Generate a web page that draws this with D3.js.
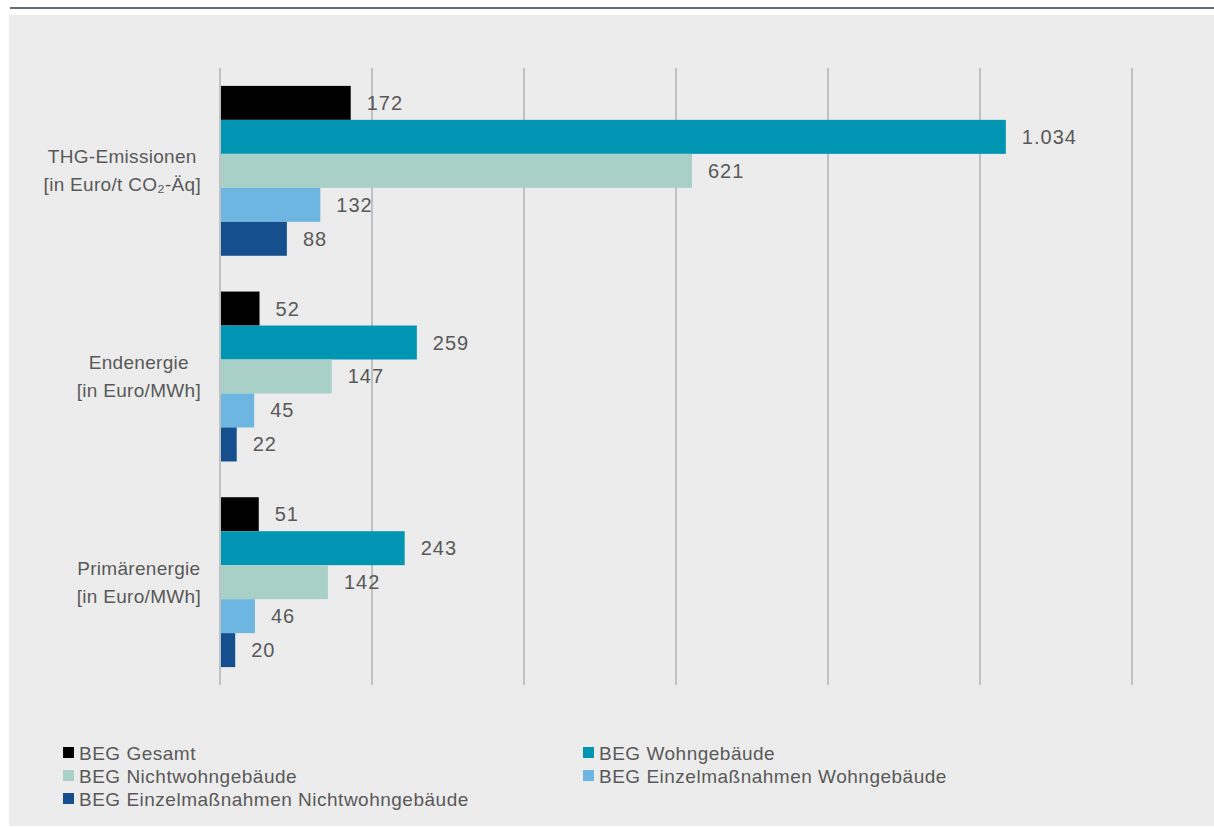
<!DOCTYPE html>
<html>
<head>
<meta charset="utf-8">
<script src="https://cdn.jsdelivr.net/npm/d3@7"></script>
<style>
  body { margin: 0; background: #fff; }
  svg text { font-family: "Liberation Sans", Arial, sans-serif; fill: #595959; }
</style>
</head>
<body>
<svg id="chart"></svg>
<script>
const width = 1214;
const height = 828;

const categories = ['THG-Emissionen', 'Endenergie', 'Primärenergie'];
const categoryLines = [
  ['THG-Emissionen', '[in Euro/t CO₂-Äq]'],
  ['Endenergie', '[in Euro/MWh]'],
  ['Primärenergie', '[in Euro/MWh]'],
];
const seriesNames = [
  'BEG Gesamt',
  'BEG Wohngebäude',
  'BEG Nichtwohngebäude',
  'BEG Einzelmaßnahmen Wohngebäude',
  'BEG Einzelmaßnahmen Nichtwohngebäude',
];
const seriesColors = ['#000000', '#0096b3', '#a8d0c7', '#6cb6e1', '#154f8e'];
// values per category, in series order
const thgValues = [172, 1034, 621, 132, 88];
const endValues = [52, 259, 147, 45, 22];
const primValues = [51, 243, 142, 46, 20];
const values = [thgValues, endValues, primValues];
const xTicks = [0, 200, 400, 600, 800, 1000, 1200];

const plotLeft = 220;
const plotRight = 1132;
const plotTop = 68;
const plotBottom = 685;

const fmt = d3.formatLocale({ decimal: ',', thousands: '.', grouping: [3], currency: ['', '€'] }).format(',d');

const svg = d3.select('#chart')
  .attr('width', width)
  .attr('height', height);

// background panel + top rule
svg.append('rect')
  .attr('x', 9).attr('y', 15)
  .attr('width', width - 9).attr('height', 811)
  .attr('fill', '#ececec');
svg.append('rect')
  .attr('x', 10).attr('y', 7)
  .attr('width', width - 10).attr('height', 2)
  .attr('fill', '#636b73');

const x = d3.scaleLinear()
  .domain([0, 1200])
  .range([plotLeft, plotRight]);

const y0 = d3.scaleBand()
  .domain(categories)
  .range([plotTop, plotBottom])
  .paddingInner(0.174)
  .paddingOuter(0.087);

const y1 = d3.scaleBand()
  .domain(seriesNames)
  .range([0, y0.bandwidth()]);

// gridlines
svg.append('g')
  .selectAll('line')
  .data(xTicks)
  .enter()
  .append('line')
  .attr('x1', d => x(d))
  .attr('x2', d => x(d))
  .attr('y1', plotTop)
  .attr('y2', plotBottom)
  .attr('stroke', '#bfc2c5')
  .attr('stroke-width', 2);

// bars
categories.forEach(function (cat, ci) {
  const g = svg.append('g')
    .attr('transform', `translate(0,${y0(cat)})`);
  g.selectAll('rect')
    .data(values[ci])
    .enter()
    .append('rect')
    .attr('x', x(0) + 1)
    .attr('y', (d, i) => y1(seriesNames[i]))
    .attr('width', d => x(d) - x(0) - 1)
    .attr('height', y1.bandwidth())
    .attr('fill', (d, i) => seriesColors[i]);
  g.selectAll('text')
    .data(values[ci])
    .enter()
    .append('text')
    .attr('x', d => x(d) + 16)
    .attr('y', (d, i) => y1(seriesNames[i]) + y1.bandwidth() / 2)
    .attr('dy', '0.35em')
    .attr('font-size', 20)
    .attr('letter-spacing', 1)
    .text(d => fmt(d));
});

// category labels (block right-aligned, lines centred)
categories.forEach(function (cat, ci) {
  const cy = y0(cat) + y0.bandwidth() / 2;
  const t = svg.append('text')
    .attr('font-size', 19)
    .attr('letter-spacing', 0.3)
    .attr('text-anchor', 'middle');
  const lines = categoryLines[ci];
  lines.forEach(function (line, li) {
    t.append('tspan')
      .attr('x', 0)
      .attr('y', cy + (li - (lines.length - 1) / 2) * 28)
      .attr('dy', '0.35em')
      .text(line);
  });
  const w = d3.max(t.selectAll('tspan').nodes(), n => n.getComputedTextLength());
  t.selectAll('tspan').attr('x', 201 - w / 2);
});

// legend
const legendX = [63, 583];
const legendY = [753, 776, 799];
seriesNames.forEach(function (name, i) {
  const col = i % 2;
  const row = Math.floor(i / 2);
  const lg = svg.append('g')
    .attr('transform', `translate(${legendX[col]},${legendY[row]})`);
  lg.append('rect')
    .attr('x', 0).attr('y', -6)
    .attr('width', 11).attr('height', 11)
    .attr('fill', seriesColors[i]);
  lg.append('text')
    .attr('x', 16)
    .attr('y', 0)
    .attr('dy', '0.35em')
    .attr('font-size', 19)
    .attr('letter-spacing', 0.5)
    .text(name);
});
</script>
</body>
</html>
◆ ◆ ◆ ◆ ◆
WHAT IS EXPECTED: Repeat, word for word and with no pictures, only the lines running from the beginning of the data to the line that contains "const height = 828;".

REPLY TO THE EXERCISE:
Generate a web page that draws this with D3.js.
<!DOCTYPE html>
<html>
<head>
<meta charset="utf-8">
<script src="https://cdn.jsdelivr.net/npm/d3@7"></script>
<style>
  body { margin: 0; background: #fff; }
  svg text { font-family: "Liberation Sans", Arial, sans-serif; fill: #595959; }
</style>
</head>
<body>
<svg id="chart"></svg>
<script>
const width = 1214;
const height = 828;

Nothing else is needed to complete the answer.